Горьков Сергей Николаевич
Личное дело
Родился 1 декабря 1968 года в городе Гай Оренбургской области. Окончил Академию ФСБ по специальности «правоведение» (1994), Российскую экономическую академию имени Плеханова по специальности «финансы и кредит» (2002). В 1994–1997 годах — заместитель начальника управления, начальник управления по работе с персоналом банка МЕНАТЕП. С 1997 по 2005 год работал на руководящих должностях кадровой службы в нефтяных компаниях ЮКОС и «ЮКОС-Москва». С 2005 по 2008 год — член совета директоров транспортной группы Fesco. С ноября 2008 года — директор департамента кадровой политики Сбербанка, с октября 2010 года назначен зампредом правления. В 2016–2018 годах возглавлял ВЭБ, затем перешел в Минэкономики. Возглавляет «Росгеологию» с апреля 2019 года.

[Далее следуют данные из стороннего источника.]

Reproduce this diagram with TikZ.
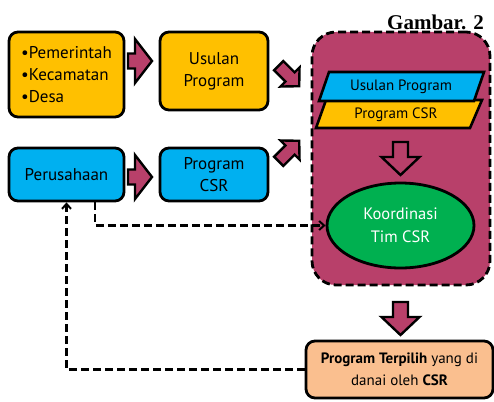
\documentclass[tikz,border=0pt]{standalone}
\usepackage{fontspec}
\setmainfont{PT Sans}
\newfontfamily\gamfont{Liberation Serif}
\usetikzlibrary{arrows.meta,shapes.geometric}
\definecolor{cyellow}{RGB}{255,192,0}
\definecolor{ccyan}{RGB}{0,176,240}
\definecolor{cmag}{RGB}{184,64,106}
\definecolor{cgreen}{RGB}{0,176,80}
\definecolor{cpeach}{RGB}{250,191,143}
\newcommand{\fatarr}[8]{%
  \draw[blockarrow,shift={(#1,#2)},rotate=#3] (#4,-#7) -- (#5,-#7) -- (#5,-#8) -- (#6,0) -- (#5,#8) -- (#5,#7) -- (#4,#7) -- cycle;}
\begin{document}
\begin{tikzpicture}[x=1pt,y=-1pt,
  box/.style={draw=black, line width=2.8pt, rounded corners=9pt, inner sep=0pt, align=center},
  blockarrow/.style={draw=black, fill=cmag, line width=2.4pt, line join=miter},
  dasharrow/.style={draw=black, line width=2.4pt, dash pattern=on 8pt off 4pt, -{Straight Barb[length=5pt,width=9pt,line width=2pt]}},
  para/.style={draw=black, line width=2.6pt, line join=miter}
]
\useasboundingbox (0,0) rectangle (494,401);

% big container
\node[draw=black, fill=cmag, line width=2.8pt, dash pattern=on 8pt off 4pt, rounded corners=24pt,
      minimum width=178pt, minimum height=253pt, inner sep=0pt] (csr) at (401,158.5) {};

% title
\node[anchor=base west, inner sep=0pt, font=\gamfont\bfseries\fontsize{21}{22}\selectfont] (gam) at (387,30) {Gambar. 2};

% left boxes
\node[box, fill=cyellow, minimum width=115pt, minimum height=85pt, align=left,
      font=\fontsize{17}{22}\selectfont] (pem) at (66.5,74.5) {•Pemerintah\\•Kecamatan\\•Desa};
\node[box, fill=cyellow, minimum width=108pt, minimum height=78pt,
      font=\fontsize{17}{22}\selectfont] (usul) at (214,71) {Usulan\\Program};
\node[box, fill=ccyan, minimum width=115pt, minimum height=53pt,
      font=\fontsize{17}{22}\selectfont] (per) at (66.5,174.5) {Perusahaan};
\node[box, fill=ccyan, minimum width=108pt, minimum height=53pt,
      font=\fontsize{17}{22}\selectfont] (pcsr) at (214,174.5) {Program\\CSR};

% parallelograms
\draw[para, fill=cyellow] (326,100) -- (482,100) -- (470,128) -- (316,128) -- cycle;
\draw[para, fill=ccyan] (329,72) -- (484,72) -- (474,101) -- (319,101) -- cycle;
\node[inner sep=0pt, font=\fontsize{15}{17}\selectfont] (pu) at (401,87) {Usulan Program};
\node[inner sep=0pt, font=\fontsize{15}{17}\selectfont] (pc) at (396,115) {Program CSR};

% ellipse
\node[ellipse, draw=black, fill=cgreen, line width=2.8pt, minimum width=147pt, minimum height=85pt,
      inner sep=0pt, align=center, text=white, font=\fontsize{16.5}{23}\selectfont] (k) at (400.5,225.5) {Koordinasi\\Tim CSR};

% bottom box
\node[box, fill=cpeach, minimum width=187pt, minimum height=57pt,
      font=\fontsize{15}{22}\selectfont] (b) at (399.5,369.5) {\textbf{Program Terpilih} yang di\\danai oleh \textbf{CSR}};

% block arrows
\fatarr{140}{61}{0}{-12}{-5}{12}{7.5}{22}
\fatarr{140}{177}{0}{-12}{-5}{12}{7.5}{22}
\fatarr{290}{77}{-45}{-16}{0}{13}{6.5}{13.5}
\fatarr{290}{150}{45}{-16}{0}{13}{6.5}{13.5}
\fatarr{400.5}{158.5}{-90}{-16.5}{-1.5}{16.5}{7.5}{19}
\fatarr{400.5}{318.5}{-90}{-16.5}{-1.5}{16.5}{7.5}{19}

% dashed connectors
\draw[dasharrow] ([xshift=28.5pt]per.south) |- (k.west);
\draw[dasharrow] (b.west) -| (per.south);
\end{tikzpicture}
\end{document}
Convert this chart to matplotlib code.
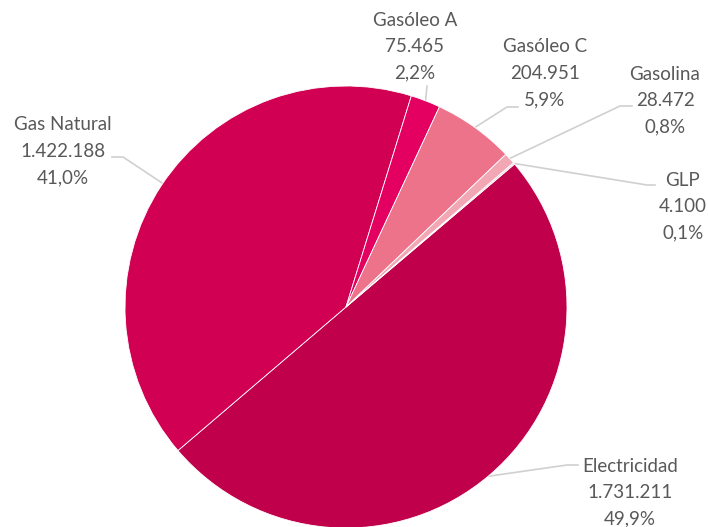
import numpy as np
import matplotlib.pyplot as plt

plt.rcParams['font.family'] = ['Lato', 'DejaVu Sans']

categorias = ['Electricidad', 'Gas Natural', 'Gasóleo A', 'Gasóleo C', 'Gasolina', 'GLP']
consumo = [1731211, 1422188, 75465, 204951, 28472, 4100]
etiquetas_valor = ['1.731.211', '1.422.188', '75.465', '204.951', '28.472', '4.100']
etiquetas_pct = ['49,9%', '41,0%', '2,2%', '5,9%', '0,8%', '0,1%']
colores = ['#C0004A', '#D20052', '#E30060', '#EC7389', '#F1A8B4', '#F6CDD4']

# figure in pixel units: 708 x 527
fig = plt.figure(figsize=(7.08, 5.27), dpi=100)
ax = fig.add_axes([0, 0, 1, 1])

cx, cy, r = 346, 220, 221
wedges, _ = ax.pie(consumo, colors=colores, startangle=40.3, counterclock=False,
                   radius=r, center=(cx, cy), frame=True,
                   wedgeprops=dict(edgecolor='white', linewidth=0.6))
ax.set_xlim(0, 708)
ax.set_ylim(0, 527)
ax.set_aspect('equal')
ax.axis('off')

# label text centres (x, y of first line, px from top)
pos_texto = {
    'Electricidad': (630, 466),
    'Gas Natural': (63, 125),
    'Gasóleo A': (415, 20),
    'Gasóleo C': (545, 47),
    'Gasolina': (665, 74),
    'GLP': (683, 180),
}
# leader line elbows (px from top)
codos = {
    'Electricidad': [(567, 465), (578, 465)],
    'Gas Natural': [(123, 157), (112, 157)],
    'Gasóleo A': [(427, 86)],
    'Gasóleo C': [(507, 107), (518, 107)],
    'Gasolina': [(620, 106), (632, 106)],
    'GLP': [(647, 185), (655, 185)],
}
# where the leader touches the pie (degrees), default = middle of the slice
ang_lider = {'Electricidad': -50, 'Gas Natural': 146}

gris_linea = '#D0D0D0'
for w, cat, val, pct in zip(wedges, categorias, etiquetas_valor, etiquetas_pct):
    tx, ty = pos_texto[cat]
    for i, linea in enumerate([cat, val, pct]):
        ax.text(tx, 527 - (ty + 26.5 * i), linea, ha='center', va='center',
                fontsize=13.5, color='#595959')
    a = ang_lider.get(cat, (w.theta1 + w.theta2) / 2)
    a = np.deg2rad(a)
    xs = [cx + r * np.cos(a)] + [p[0] for p in codos[cat]]
    ys = [cy + r * np.sin(a)] + [527 - p[1] for p in codos[cat]]
    ax.plot(xs, ys, color=gris_linea, lw=1.2, zorder=0)

fig.savefig('out.png', dpi=100)
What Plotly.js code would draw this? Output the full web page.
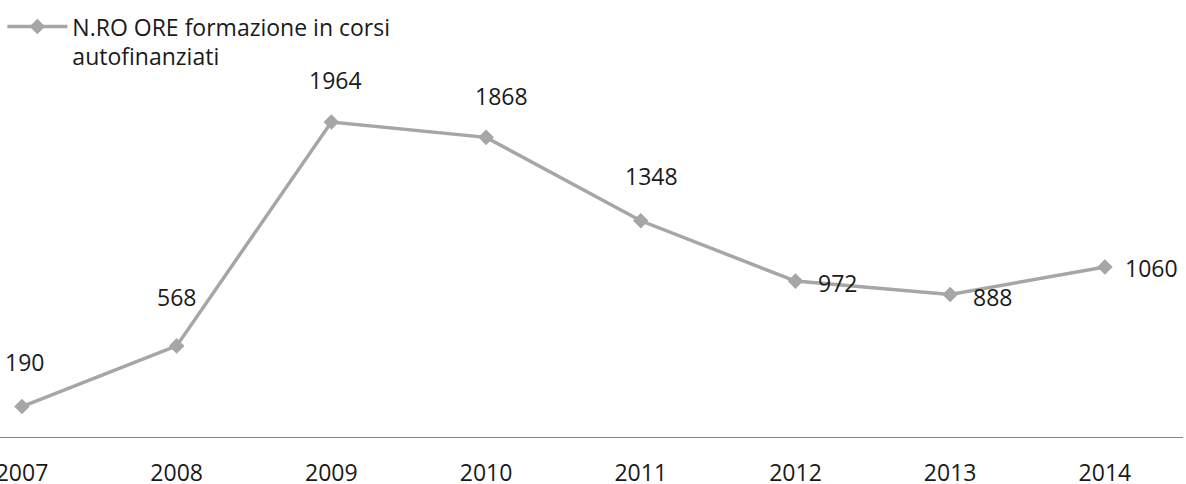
<!DOCTYPE html>
<html>
<head>
<meta charset="utf-8">
<script src="https://cdn.plot.ly/plotly-3.0.1.min.js"></script>
<style>html,body{margin:0;padding:0;background:#fff;}#chart{width:1186px;height:484px;}</style>
</head>
<body>
<div id="chart"></div>
<script>
const years = [2007, 2008, 2009, 2010, 2011, 2012, 2013, 2014];
const hours = [190, 568, 1964, 1868, 1348, 972, 888, 1060];
const seriesName = "N.RO ORE formazione in corsi<br>autofinanziati";
// label offsets in pixels (label placement, not data)
const labelDx = [3, 0, 4, 15, 11, 42, 42, 47];
const labelDy = [45, 49, 42, 41, 45, -2, -2, -1];

const lineColor = "#A6A6A6";
const textColor = "#1a1a1a";
const fontFamily = "'Open Sans', sans-serif";
const fs = 23;

const trace = {
  x: years,
  y: hours,
  type: "scatter",
  mode: "lines+markers",
  name: seriesName,
  line: {color: lineColor, width: 3.5},
  marker: {symbol: "diamond", size: 12, color: lineColor},
  hoverinfo: "x+y"
};

const annotations = years.map((yr, i) => ({
  x: yr, y: hours[i], xref: "x", yref: "y",
  text: String(hours[i]), showarrow: false,
  xshift: labelDx[i], yshift: labelDy[i],
  font: {family: fontFamily, size: fs, color: textColor}
}));

const layout = {
  width: 1186, height: 484,
  margin: {l: 0, r: 3, t: 36, b: 47, pad: 0},
  paper_bgcolor: "#fff", plot_bgcolor: "#fff",
  font: {family: fontFamily, size: fs, color: textColor},
  showlegend: true,
  legend: {
    x: 0.002, y: 1.077, xref: "paper", yref: "paper", xanchor: "left", yanchor: "top",
    font: {family: fontFamily, size: fs, color: textColor},
    bgcolor: "rgba(0,0,0,0)", itemwidth: 60, valign: "top",
    tracegroupgap: 0
  },
  xaxis: {
    range: [2006.858, 2014.505],
    tickvals: years, ticktext: years.map(String),
    showgrid: false, zeroline: false,
    showline: true, linecolor: "#868686", linewidth: 1,
    ticks: "", ticklabelstandoff: 15, ticklabeloverflow: "allow",
    tickfont: {family: fontFamily, size: fs, color: textColor}
  },
  yaxis: {
    range: [0, 2500], visible: false, showgrid: false, zeroline: false
  },
  annotations: annotations
};

Plotly.newPlot("chart", [trace], layout, {displayModeBar: false, staticPlot: true});
</script>
</body>
</html>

Награжден медалью ордена «За заслуги перед Отечеством» II степени. Женат, четверо детей.
АО «Росгеология»
Company profile
Государственный холдинг, объединяющий более 40 государственных геологических предприятий, основан в 2011 году на базе «Центргеологии». 100% акций принадлежит Росимуществу. Осуществляет широкий спектр услуг, связанных с геологоразведкой, в том числе на шельфе. 51% проектного портфеля — коммерческие контракты, остальное — госзаказ. Выручка «Росгеологии» за 2020 год — около 25 млрд руб., чистая прибыль — 508 млн руб. Гендиректор — Сергей Горьков.